We can do that I think in every walk of life. That’s really what I want to happen because, not only, will it help tackle the challenges we face locally and nationally, and in terms of economic austerity. It will also I believe, help tackle global challenges, of ever greater wealth injustice, social injustice and environmental catastrophe. It’s a big hope and I know it’s not the only solution to the challenge we face but I think it can play a really significant part if we’re able to communicate that more effectively.”
Finally, a question supplied by Nick Temple: “For breakfast, do you read The Big Issue with a cup of CafeDirect and a bar of Divine Chocolate?”
“For breakfast this morning I can tell you I had bowl, at my desk, of crunchy crisp and strawberry muesli. But I did buy it from the Co-Op. And I did have it with some organic soya milk that I also bought from the Co-Op. I do drink social enterprise coffee. I try not eat too much chocolate full stop but, when I do, I love Divine. And I do buy The Big Issue because it’s got the Social Enterprise Mark on it, and I like to see the Social Enterprise Mark.

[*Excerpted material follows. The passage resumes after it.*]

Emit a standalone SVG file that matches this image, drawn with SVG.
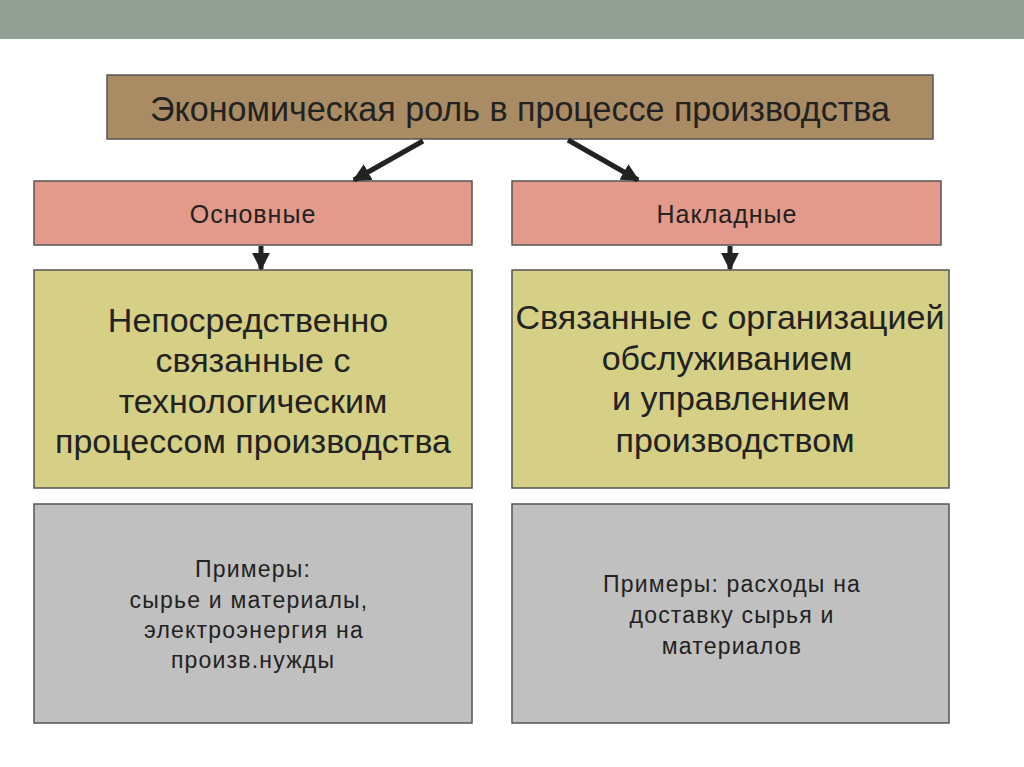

And Dai Powell(of HCT)’s buses go past my house every 15 minutes – day in, day out – in Wanstead. So I do kind of feel I live the dream. I actually walk an extra ten minutes to my shopping with the Co-Op and I bank with the Co-Op. I can show you my Co-Op members card, my bank cards. Everything I try to do is very socially enterprising. Because I do genuinely believe in it.”
I can confirm that, following the conclusion of the interview, we passed the kitchen on my way out and I was shown the Muesli packet discussed above – plus a range of fairtrade tea bags and jars of coffee. Thanks a lot to Peter for making the time to do the interview.